In abelian extensions, the Frobenius automorphism depends only on the prime $\mathfrak{p}$ , not on the chosen prime above it.

The distribution of Frobenius elements encodes deep arithmetic information.

Abelianization of Galois Groups

Given an arbitrary Galois group $G$ , one may form its abelianization:

G^{\mathrm{ab}} = G/[G,G],

where

[G,G]

is the commutator subgroup.

The abelianization measures the “commutative part” of the group.

Class field theory describes the maximal abelian extension

K^{\mathrm{ab}}

of a field $K$ :

K^{\mathrm{ab}} = \bigcup \{ L : L/K \text{ finite abelian} \}.

The Galois group

\mathrm{Gal}(K^{\mathrm{ab}}/K)

is the fundamental object of class field theory.

Local Abelian Extensions

The local theory studies finite abelian extensions of local fields such as

\mathbb{Q}_p.

These extensions are simpler than global ones yet already display rich ramification behavior.

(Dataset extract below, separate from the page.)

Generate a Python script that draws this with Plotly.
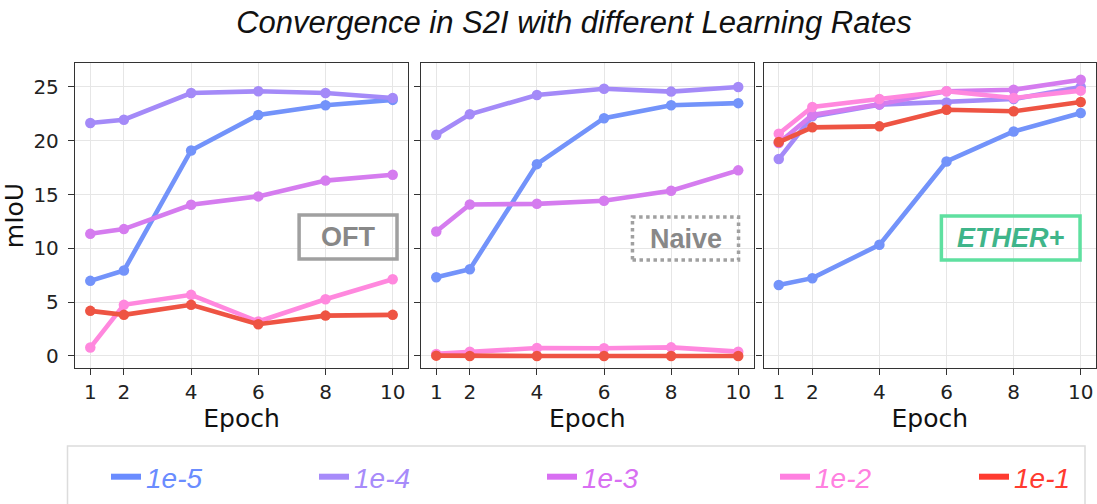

Local class field theory provides a complete description of:

\mathrm{Gal}(K^{\mathrm{ab}}/K)

for local fields $K$ .

The theory connects the multiplicative group

K^\times

with the abelianized Galois group.

This local correspondence becomes the building block of global reciprocity laws.

Artin Reciprocity

The culmination of class field theory is Artin reciprocity.

Roughly speaking, the theorem states that ideal-theoretic arithmetic controls all finite abelian extensions.

For a number field $K$ , there exists a canonical homomorphism from an idele class group into

\mathrm{Gal}(K^{\mathrm{ab}}/K).

This map generalizes quadratic reciprocity and unifies all classical reciprocity laws into a single framework.

Artin reciprocity is one of the deepest achievements of algebraic number theory.

Abelian Extensions in Modern Mathematics

Abelian extensions remain central throughout modern arithmetic.

They appear in:

class field theory;
modular forms;
$L$ -functions;
Iwasawa theory;
arithmetic geometry;
the Langlands program.

Many modern theories may be viewed as attempts to generalize class field theory from abelian Galois groups to nonabelian ones.

In this sense, abelian extensions form the first layer of the grand relationship between arithmetic and symmetry.